I once fell in love with someone. After a while, she wasn’t there. I wonder what I could have done differently, what sequence of moments could have led to her
standing here before me instead of vanishing. What one thing to put in front of another in time? What passion, what restraint, what silence, what word, what self, what
effacement? Every time we tried, I took a misstep somewhere. Yes, she hurt me, but if I had led her this way instead of, with just the right poise—would she have turned?

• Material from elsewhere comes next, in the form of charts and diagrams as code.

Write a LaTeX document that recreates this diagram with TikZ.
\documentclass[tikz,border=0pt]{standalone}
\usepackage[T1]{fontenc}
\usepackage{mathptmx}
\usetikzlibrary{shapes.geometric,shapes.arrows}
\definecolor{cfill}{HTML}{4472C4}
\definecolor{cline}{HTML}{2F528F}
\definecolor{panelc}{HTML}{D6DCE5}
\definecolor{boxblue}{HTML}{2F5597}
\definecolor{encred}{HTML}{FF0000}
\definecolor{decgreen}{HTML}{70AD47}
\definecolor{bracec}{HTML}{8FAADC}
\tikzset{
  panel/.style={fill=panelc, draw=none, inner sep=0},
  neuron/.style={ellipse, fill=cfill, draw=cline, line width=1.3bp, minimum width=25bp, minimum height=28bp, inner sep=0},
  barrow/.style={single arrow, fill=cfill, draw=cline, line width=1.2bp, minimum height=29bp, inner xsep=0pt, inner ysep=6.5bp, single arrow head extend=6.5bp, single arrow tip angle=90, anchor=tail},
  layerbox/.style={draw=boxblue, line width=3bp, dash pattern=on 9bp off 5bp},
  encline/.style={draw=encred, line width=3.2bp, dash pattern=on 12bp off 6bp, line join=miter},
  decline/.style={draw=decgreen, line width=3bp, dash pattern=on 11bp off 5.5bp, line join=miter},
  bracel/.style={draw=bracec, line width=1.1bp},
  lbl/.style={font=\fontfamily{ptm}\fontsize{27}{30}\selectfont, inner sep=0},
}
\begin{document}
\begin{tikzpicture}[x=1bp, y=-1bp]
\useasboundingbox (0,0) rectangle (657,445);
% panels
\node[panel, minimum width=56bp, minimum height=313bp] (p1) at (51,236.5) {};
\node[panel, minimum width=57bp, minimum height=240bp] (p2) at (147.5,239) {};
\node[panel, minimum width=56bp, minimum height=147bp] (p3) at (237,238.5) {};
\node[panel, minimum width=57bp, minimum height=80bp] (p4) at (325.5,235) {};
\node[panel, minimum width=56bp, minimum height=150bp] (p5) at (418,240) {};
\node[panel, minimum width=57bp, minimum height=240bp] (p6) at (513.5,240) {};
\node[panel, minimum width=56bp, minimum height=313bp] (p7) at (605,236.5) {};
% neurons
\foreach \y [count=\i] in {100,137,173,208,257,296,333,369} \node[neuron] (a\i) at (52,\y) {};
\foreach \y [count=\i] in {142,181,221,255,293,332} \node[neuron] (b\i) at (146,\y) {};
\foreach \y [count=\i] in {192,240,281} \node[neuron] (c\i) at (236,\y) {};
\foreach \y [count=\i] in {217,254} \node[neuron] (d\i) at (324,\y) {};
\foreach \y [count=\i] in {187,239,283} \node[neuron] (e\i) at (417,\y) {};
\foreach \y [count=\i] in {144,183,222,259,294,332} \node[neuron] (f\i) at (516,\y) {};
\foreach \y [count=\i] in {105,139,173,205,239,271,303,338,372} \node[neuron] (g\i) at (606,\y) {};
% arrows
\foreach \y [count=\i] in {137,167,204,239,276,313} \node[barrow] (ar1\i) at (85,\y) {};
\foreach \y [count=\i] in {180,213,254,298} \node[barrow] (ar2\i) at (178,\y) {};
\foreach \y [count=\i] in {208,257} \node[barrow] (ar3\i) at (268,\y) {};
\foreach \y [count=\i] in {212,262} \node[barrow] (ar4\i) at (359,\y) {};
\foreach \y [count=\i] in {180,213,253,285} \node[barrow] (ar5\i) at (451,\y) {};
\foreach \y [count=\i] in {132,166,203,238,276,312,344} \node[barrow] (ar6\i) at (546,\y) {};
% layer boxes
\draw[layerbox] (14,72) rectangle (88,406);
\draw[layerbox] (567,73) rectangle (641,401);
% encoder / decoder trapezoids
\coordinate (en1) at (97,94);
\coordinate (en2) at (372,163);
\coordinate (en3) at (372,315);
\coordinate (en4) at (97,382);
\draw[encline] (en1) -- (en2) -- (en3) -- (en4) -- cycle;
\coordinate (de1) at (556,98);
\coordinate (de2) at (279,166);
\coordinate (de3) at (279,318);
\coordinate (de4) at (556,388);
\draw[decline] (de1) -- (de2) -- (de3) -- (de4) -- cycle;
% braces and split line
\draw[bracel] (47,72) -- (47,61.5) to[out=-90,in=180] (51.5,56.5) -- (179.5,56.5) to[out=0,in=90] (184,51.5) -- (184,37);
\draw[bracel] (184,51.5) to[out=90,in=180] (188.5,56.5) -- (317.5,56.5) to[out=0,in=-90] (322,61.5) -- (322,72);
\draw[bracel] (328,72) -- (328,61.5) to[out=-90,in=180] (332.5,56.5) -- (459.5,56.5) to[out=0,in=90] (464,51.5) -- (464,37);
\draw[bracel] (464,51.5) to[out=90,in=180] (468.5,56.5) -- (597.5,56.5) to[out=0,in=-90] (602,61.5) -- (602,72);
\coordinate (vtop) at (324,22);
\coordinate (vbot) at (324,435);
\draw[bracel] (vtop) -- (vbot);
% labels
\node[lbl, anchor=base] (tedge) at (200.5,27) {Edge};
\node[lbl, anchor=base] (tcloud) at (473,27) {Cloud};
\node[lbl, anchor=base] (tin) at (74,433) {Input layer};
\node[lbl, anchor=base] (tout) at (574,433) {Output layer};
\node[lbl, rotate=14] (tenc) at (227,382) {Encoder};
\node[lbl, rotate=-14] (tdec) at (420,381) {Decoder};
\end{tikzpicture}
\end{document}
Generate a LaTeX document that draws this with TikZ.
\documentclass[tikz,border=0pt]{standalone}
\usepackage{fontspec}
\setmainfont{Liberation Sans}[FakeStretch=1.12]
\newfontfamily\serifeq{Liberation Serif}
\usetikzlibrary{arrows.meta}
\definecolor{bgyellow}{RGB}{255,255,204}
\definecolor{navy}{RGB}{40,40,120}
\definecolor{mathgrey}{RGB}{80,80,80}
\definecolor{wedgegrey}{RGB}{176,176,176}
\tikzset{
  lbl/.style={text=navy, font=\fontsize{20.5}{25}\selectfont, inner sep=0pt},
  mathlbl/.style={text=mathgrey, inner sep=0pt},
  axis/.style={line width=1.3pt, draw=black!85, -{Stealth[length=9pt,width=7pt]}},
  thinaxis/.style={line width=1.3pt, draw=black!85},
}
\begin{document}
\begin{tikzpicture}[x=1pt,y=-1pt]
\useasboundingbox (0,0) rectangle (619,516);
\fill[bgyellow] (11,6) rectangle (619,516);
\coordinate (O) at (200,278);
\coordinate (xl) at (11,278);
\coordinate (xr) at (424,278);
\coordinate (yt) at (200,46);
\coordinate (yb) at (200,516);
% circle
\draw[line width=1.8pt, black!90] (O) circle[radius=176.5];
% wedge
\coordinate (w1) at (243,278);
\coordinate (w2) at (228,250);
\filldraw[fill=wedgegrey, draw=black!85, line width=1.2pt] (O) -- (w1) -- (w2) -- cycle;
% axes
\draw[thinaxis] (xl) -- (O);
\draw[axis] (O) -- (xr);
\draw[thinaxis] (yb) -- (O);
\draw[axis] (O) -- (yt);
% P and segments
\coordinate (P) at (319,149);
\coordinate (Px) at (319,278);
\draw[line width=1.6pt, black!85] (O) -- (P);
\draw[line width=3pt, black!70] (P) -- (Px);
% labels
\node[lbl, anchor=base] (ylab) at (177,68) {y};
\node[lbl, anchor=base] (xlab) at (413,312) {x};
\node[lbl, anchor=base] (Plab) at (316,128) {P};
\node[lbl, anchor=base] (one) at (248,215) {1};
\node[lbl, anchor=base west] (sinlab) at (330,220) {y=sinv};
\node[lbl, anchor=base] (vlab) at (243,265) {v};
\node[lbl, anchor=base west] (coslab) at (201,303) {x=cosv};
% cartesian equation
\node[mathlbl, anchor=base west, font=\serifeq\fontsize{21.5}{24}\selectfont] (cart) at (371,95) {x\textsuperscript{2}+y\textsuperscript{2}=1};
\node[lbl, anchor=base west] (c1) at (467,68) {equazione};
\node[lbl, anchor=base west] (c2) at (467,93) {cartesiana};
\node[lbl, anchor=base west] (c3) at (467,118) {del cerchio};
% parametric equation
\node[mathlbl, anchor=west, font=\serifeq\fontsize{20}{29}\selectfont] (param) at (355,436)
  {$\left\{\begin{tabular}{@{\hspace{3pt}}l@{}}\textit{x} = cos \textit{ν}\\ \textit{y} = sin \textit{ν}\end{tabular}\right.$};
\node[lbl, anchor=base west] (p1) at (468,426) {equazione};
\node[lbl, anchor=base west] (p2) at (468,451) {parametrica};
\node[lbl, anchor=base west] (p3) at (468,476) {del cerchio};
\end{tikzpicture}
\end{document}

If you take the right steps, a voice tells me, the whole dance will open up to you. This keeps me coming back to her in my mind. If I could right the wrong steps, open
up a new sequence . . . But each new one is already scored and cross- hatched with all the old mistakes, making it even more difficult to navigate. Sometimes I
think love shouldn’t be this difficult: two people are involved, there should be room for error, interplay between them, one person should not have to do all the work
of leading. Sometimes I think love is all a matter of timing: it’s no use meeting the right person at the wrong time, maybe I met her at a time when no
right steps even existed. But these sound like excuses. If a woman loves you, and you love her, and you fall apart, let’s face it, you failed her. The man should take
responsibility. It’s childish to blame her, to absolve yourself by saying she made it too hard, requiring you to be perfect; you were going
for immortality, of course you had to be perfect! The poet does not blame his poem if it doesn’t turn out right. It may be we are all tragically
in time, that no single sequence can save us, but I persist in the belief, perhaps to my demise, that all can be won through mastery of performance: time
can be conquered by consciousness.
2.
And yet the cost of such consciousness—a disinterest so powerful as to appear cruel. Chow leans back with a puckish smile
against his wall, stranding Bai Ling in the middle of his room as she coaxes her fledgling declaration out of its nest. I don’t care if you love me or not.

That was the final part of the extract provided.